Figure 7. Torque vs speed for the PE 2 engine (gross,and net output).
The gross engine torque shown in Figure 7 will theoretically reach a maximum at zero engine speed when the gas temperature Th reaches its maximum value and Tc reaches its minimum value. These temperatures probably will not be the plate temperatures but some weighted average of all the wall temperatures surrounding the gas.
In a real engine such as this, with imperfect seals, gas leaks will reduce the torque at very low speed so that peak torque will occur before the engine speed reaches zero. The gross torque may be approaching its peak around 2.7 Hz. It would require more data to be sure.

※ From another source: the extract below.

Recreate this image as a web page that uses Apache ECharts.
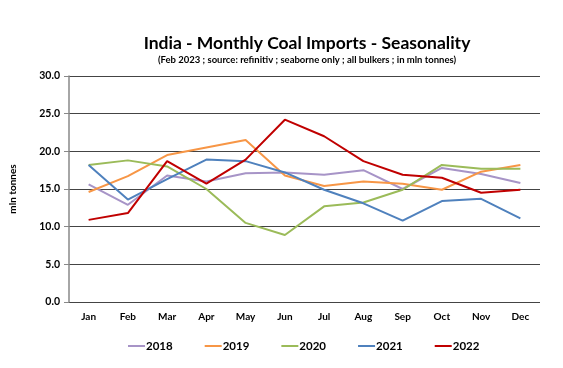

Figure 8. Comparison of gas and plate temperature ratios.
The comparison of gas and plate temperature ratios in Figure 8 show the expected trend of decreasing gas temperature swing as engine speed increases. Higher engine speed provides less time for the gas to heat and cool. The temperature ratio is not dropping too quickly with increasing speed, probably due to the regenerator. Better heat transfer between the operating gas and the hot and cold plates should lift the curve higher and probably provide a slower drop with increasing engine speed.
For an engine configuration, size, and operating temperature range similar to the one I used, you might expect to lose between half and 3/4 of the engine power to frictional losses. On top of that you probably can’t expect to see the gas temperature swings to be more than half the hot and cold plate temperature difference unless you have designed in better heat transfer between your hot and cold plates and the operating gas plus an effective regenerator.
Peak power for the PE 2 engine occurs around 4 Hz (240 rpm) operating speed.